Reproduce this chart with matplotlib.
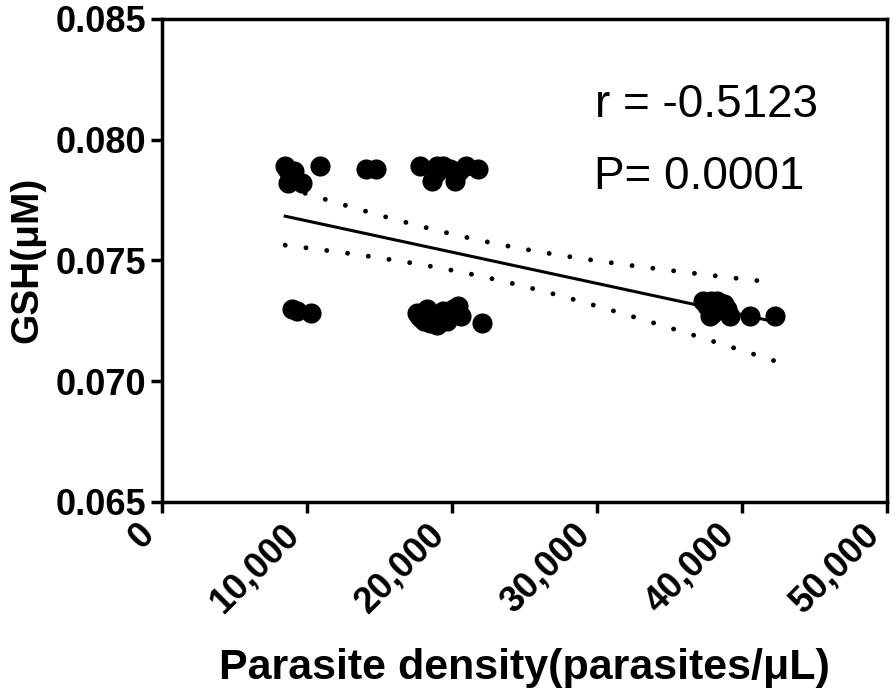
import numpy as np
import matplotlib
matplotlib.use("Agg")
import matplotlib.pyplot as plt

plt.rcParams['font.family'] = ['Liberation Sans', 'DejaVu Sans']

# parasite density (parasites/uL) and GSH (uM)
density = [8500, 8700, 8800, 9650, 10900, 9100, 8600,
           14100, 14800,
           17800, 19000, 19900, 21000, 21800, 18600, 20200, 18900, 20500, 19400,
           9000, 10300, 9300,
           17600, 18300, 19400, 20400, 19000, 18100, 22100, 17900, 18800, 19700, 20100,
           17700, 18500, 19200, 20600,
           37300, 38300, 37800, 39200, 40600, 42300, 37600, 38600, 38000, 37900, 39000, 38800]
gsh = [0.0789, 0.0782, 0.0785, 0.0782, 0.0789, 0.0787, 0.0788,
       0.0788, 0.0788,
       0.0789, 0.0789, 0.0788, 0.0789, 0.0788, 0.0783, 0.0783, 0.0786, 0.0787, 0.0789,
       0.0730, 0.0728, 0.0729,
       0.0728, 0.0730, 0.0729, 0.0731, 0.0723, 0.0725, 0.0724, 0.0726, 0.0727, 0.0725, 0.0730,
       0.0727, 0.0724, 0.0726, 0.0727,
       0.0733, 0.0733, 0.0727, 0.0727, 0.0727, 0.0727, 0.0731, 0.0732, 0.0728, 0.0733, 0.0730, 0.0732]

x_ticks = [0, 10000, 20000, 30000, 40000, 50000]
x_tick_labels = ['0', '10,000', '20,000', '30,000', '40,000', '50,000']
y_ticks = [0.065, 0.070, 0.075, 0.080, 0.085]
y_tick_labels = ['0.065', '0.070', '0.075', '0.080', '0.085']

x = np.array(density, dtype=float)
y = np.array(gsh)

# linear regression + 95% confidence band
n = len(x)
slope, intercept = np.polyfit(x, y, 1)
resid = y - (slope * x + intercept)
s = np.sqrt(np.sum(resid ** 2) / (n - 2))
sxx = np.sum((x - x.mean()) ** 2)
t_crit = 2.01
xf = np.linspace(x.min(), x.max(), 200)
yf = slope * xf + intercept
half = t_crit * s * np.sqrt(1 / n + (xf - x.mean()) ** 2 / sxx)

fig = plt.figure(figsize=(8.96, 7), dpi=100)
ax = fig.add_axes([0.1808, 0.2833, 0.8087, 0.6896])

ax.scatter(x, y, s=210, color='black', zorder=3, linewidths=0)
ax.plot(xf, yf, color='black', lw=2.2)
ax.plot(xf, yf + half, color='black', lw=3.5, ls=(0, (0.01, 4.3)), dash_capstyle='round')
ax.plot(xf, yf - half, color='black', lw=3.5, ls=(0, (0.01, 4.3)), dash_capstyle='round')

ax.set_xlim(0, 50000)
ax.set_ylim(0.065, 0.085)
ax.set_xticks(x_ticks)
ax.set_xticklabels(x_tick_labels, rotation=45, ha='right',
                   fontsize=26, fontweight='bold')
ax.set_yticks(y_ticks)
ax.set_yticklabels(y_tick_labels, fontsize=26, fontweight='bold')

for sp in ax.spines.values():
    sp.set_linewidth(2.5)
ax.tick_params(width=2.5, length=8, pad=3)

ax.set_xlabel('Parasite density(parasites/μL)', fontsize=31, fontweight='bold', labelpad=20)
ax.set_ylabel('GSH(μM)', fontsize=28, fontweight='bold', labelpad=8)

ax.text(29900, 0.08142, 'r = -0.5123', fontsize=33, va='center', ha='left')
ax.text(29800, 0.07846, 'P= 0.0001', fontsize=33, va='center', ha='left')

fig.savefig('out.png', dpi=100)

Task:
Write out the whole listing exactly, and drop the pictures.

In response:
Reproduce this chart with matplotlib.
import numpy as np
import matplotlib
matplotlib.use("Agg")
import matplotlib.pyplot as plt

plt.rcParams['font.family'] = ['Liberation Sans', 'DejaVu Sans']

# parasite density (parasites/uL) and GSH (uM)
density = [8500, 8700, 8800, 9650, 10900, 9100, 8600,
           14100, 14800,
           17800, 19000, 19900, 21000, 21800, 18600, 20200, 18900, 20500, 19400,
           9000, 10300, 9300,
           17600, 18300, 19400, 20400, 19000, 18100, 22100, 17900, 18800, 19700, 20100,
           17700, 18500, 19200, 20600,
           37300, 38300, 37800, 39200, 40600, 42300, 37600, 38600, 38000, 37900, 39000, 38800]
gsh = [0.0789, 0.0782, 0.0785, 0.0782, 0.0789, 0.0787, 0.0788,
       0.0788, 0.0788,
       0.0789, 0.0789, 0.0788, 0.0789, 0.0788, 0.0783, 0.0783, 0.0786, 0.0787, 0.0789,
       0.0730, 0.0728, 0.0729,
       0.0728, 0.0730, 0.0729, 0.0731, 0.0723, 0.0725, 0.0724, 0.0726, 0.0727, 0.0725, 0.0730,
       0.0727, 0.0724, 0.0726, 0.0727,
       0.0733, 0.0733, 0.0727, 0.0727, 0.0727, 0.0727, 0.0731, 0.0732, 0.0728, 0.0733, 0.0730, 0.0732]

x_ticks = [0, 10000, 20000, 30000, 40000, 50000]
x_tick_labels = ['0', '10,000', '20,000', '30,000', '40,000', '50,000']
y_ticks = [0.065, 0.070, 0.075, 0.080, 0.085]
y_tick_labels = ['0.065', '0.070', '0.075', '0.080', '0.085']

x = np.array(density, dtype=float)
y = np.array(gsh)

# linear regression + 95% confidence band
n = len(x)
slope, intercept = np.polyfit(x, y, 1)
resid = y - (slope * x + intercept)
s = np.sqrt(np.sum(resid ** 2) / (n - 2))
sxx = np.sum((x - x.mean()) ** 2)
t_crit = 2.01
xf = np.linspace(x.min(), x.max(), 200)
yf = slope * xf + intercept
half = t_crit * s * np.sqrt(1 / n + (xf - x.mean()) ** 2 / sxx)

fig = plt.figure(figsize=(8.96, 7), dpi=100)
ax = fig.add_axes([0.1808, 0.2833, 0.8087, 0.6896])

ax.scatter(x, y, s=210, color='black', zorder=3, linewidths=0)
ax.plot(xf, yf, color='black', lw=2.2)
ax.plot(xf, yf + half, color='black', lw=3.5, ls=(0, (0.01, 4.3)), dash_capstyle='round')
ax.plot(xf, yf - half, color='black', lw=3.5, ls=(0, (0.01, 4.3)), dash_capstyle='round')

ax.set_xlim(0, 50000)
ax.set_ylim(0.065, 0.085)
ax.set_xticks(x_ticks)
ax.set_xticklabels(x_tick_labels, rotation=45, ha='right',
                   fontsize=26, fontweight='bold')
ax.set_yticks(y_ticks)
ax.set_yticklabels(y_tick_labels, fontsize=26, fontweight='bold')

for sp in ax.spines.values():
    sp.set_linewidth(2.5)
ax.tick_params(width=2.5, length=8, pad=3)

ax.set_xlabel('Parasite density(parasites/μL)', fontsize=31, fontweight='bold', labelpad=20)
ax.set_ylabel('GSH(μM)', fontsize=28, fontweight='bold', labelpad=8)

ax.text(29900, 0.08142, 'r = -0.5123', fontsize=33, va='center', ha='left')
ax.text(29800, 0.07846, 'P= 0.0001', fontsize=33, va='center', ha='left')

fig.savefig('out.png', dpi=100)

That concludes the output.